A Flush of Shadows marks Kate Wilhelm’s staking out of an unusual fictional territory.
Crime novels with paranormal elements usually occupy a niche somewhere between horror and crime, depending on the amount of splatter, Charlie Huston’s Joe Pitt novels about a vampire PI being a perfect example.
However, the paranormal elements of the stories in A Flush of Shadows are much more covert, being very much in the shadows of three of the stories, while two are straightforward crime stories.
‘With Thimbles, Forks, and Hope’ is the oldest and most overtly science-fictional of the five novellas, appearing as it did in Isaac Asimov’s Science Fiction Magazine in 1981, just as Wilhelm was starting to move from straightforward SF to mystery/SF on her way to straightforward mysteries such as Best Defense, and tells how Charlie is asked to stop a man seemingly intent on suicide from committing the act. With Wilhelm just finding her feet in this niche, so to speak, it is the least assured of all the stories here.
Sister Angel appeared in Omni two years later, and by this time Charlie has retired from the Fire Department, as he and Constance are asked by a woman to investigate a preacher whom she believes has an unhealthy influence over her heiress cousin.
All For One is one of the two straightforward crime novellas, but is marked by Wilhelm’s trademark attention to character (her characterization is probably amongst the best in the science fiction field) and features a lovely ambiguity in the title.
The Gorgon Field also appeared in Asimovs in 1985, was a Nebula Award finalist in the novella category, and is without doubt the best story in the book. Once again, a [young] relative fears that her father is going to make an inappropriate bequest (the relationship between parents and children, particularly between fathers and daughters is at the heart of four of the five stories in the book) and begs Constance and Charlie to visit him at his private resort in Colorado, where they discover that the land itself can have power. The Gorgon Field is worth the price of the book on its own.

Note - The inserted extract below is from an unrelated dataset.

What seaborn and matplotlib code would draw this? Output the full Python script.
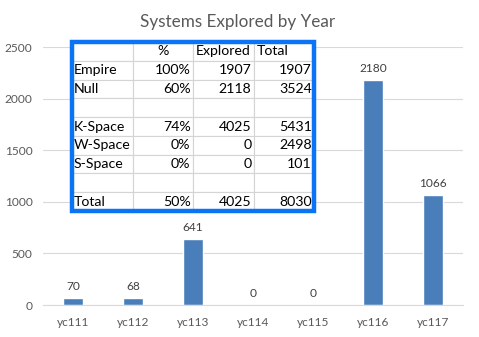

Torch Song is the last and longest story in the book, and is one of the two original stories, neither of which has any clear speculative element – although there hints that Constance’s feminine intuition may be very, very close to psychic powers, Wilhelm underwrites this so beautifully that it’s hard to be sure. This time Charlie himself and their daughter are the targets for a killer bent on revenge. This story is much more specific – mentioning dates for example – than the earlier one, s, much more in the real world, and introducing Charlie’s daughter, albeit off-stage.
‘Torch Song’ ends a collection that’s a fascinating journey in its own right, from a hybrid of SF and crime, to pure criminology.